Black noted there are plenty of fall activities like apple orchards and pumpkin picking near the property to help guests round out their fall getaway.
With September already half over, Black said that October has already begun filling up for the Little Lake Cabin and she has started to see November bookings as well. Book the Little Lake Cabin here.
In the 1940s, Winthrop and Vivian Smith purchased 113 acres of land up in the Litchfield Hills, in the town of Morris. The property, they decided, would be named by creating a combination of their forenames, and thus was born “Winvian Farm.”

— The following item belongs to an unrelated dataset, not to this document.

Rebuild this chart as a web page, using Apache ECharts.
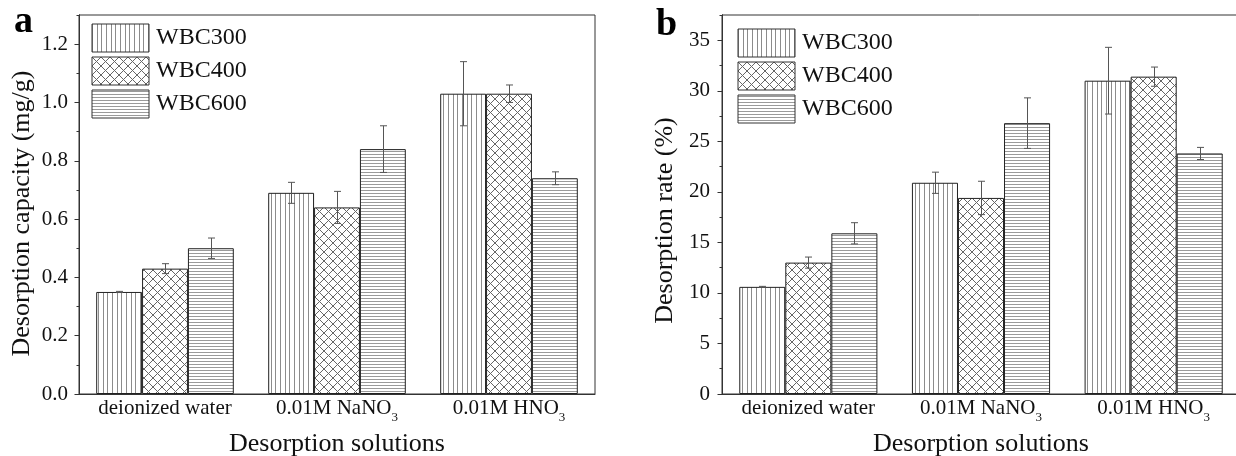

When proprietor and owner Maggie Smith was considering what to do with the property, she said her main concern was preserving Winthrop and Vivian’s legacy. Smith and her former husband already had one property in Vermont called the Pitcher Inn. It was from this inn that the idea for individually designed and decorated cottages came from. However, for Smith, this was no easy feat.
“I thought, wouldn't it be fun to do something similar in Connecticut, except that we would do it with these individual residences, which of course, was total insanity,” Smith said. “There were no roads, no fiber optics, nothing.”
Despite the challenge, Smith built 18 unique cottages — all Connecticut themed — on the property. For example, Winvian has a Connecticut Yankee cottage, an “Industry” cottage and a stable cottage. The 18 cottages and the Hadely suite in the main property were designed by 15 different architects. Smith had a competition for architects to submit designs for the cottages, and from 25 architects she narrowed it down to the 15 that created the various properties on Winvian.
Each themed cottage has is own unique touches. For example, the camping cottage focuses on hardwood finishes throughout and murals of outdoor scenery in both the bed and bathrooms. The helicopter cabin has a fully-restored 1968 Sikorsky HH-3F Pelican helicopter under its roof where guests can sit within the cockpit which is equipped with a flat-screen TV and sofa.
Now, Winvian hosts guests year round. Smith says that although the property stuns in all seasons, fall is special up in the Litchfield Hills.
“There's that warm, cozy, inviting aspect. The foliage is just magnificent because we're abounded on three sides by 4,000 acres of the White Memorial preserve…” Smith said. “I do look forward to those crisp fall mornings and evenings with the changing of the foliage and the crunching of the leaves on the ground.”
The cottages on Winvian all come with two bikes, which Smith said are a guest favorite in terms of getting around the acres surrounding the property. In addition, the cottages and the property are peppered with fireplaces, with some cottages having more than one. Smith also said guests take full advantage of being at the edge of a nature preserve, stepping off property and into the orange and red leaves in the area.
In addition, Winvian Farm has a farm-to-table style fine dining restaurant that emphasizes seasonal produce in their dishes. The property utilizes over 3 acres of land where chefs can be spotted picking produce for the meals to be made.
“We have so many items that are grown right on site, so that the guests can look out the window and watch someone [from] the kitchen outside clipping herbs or picking the flowers or getting the berries,” Smith said. “That is the food that ends up on their plate or that flowers on their table, two or three hours later.”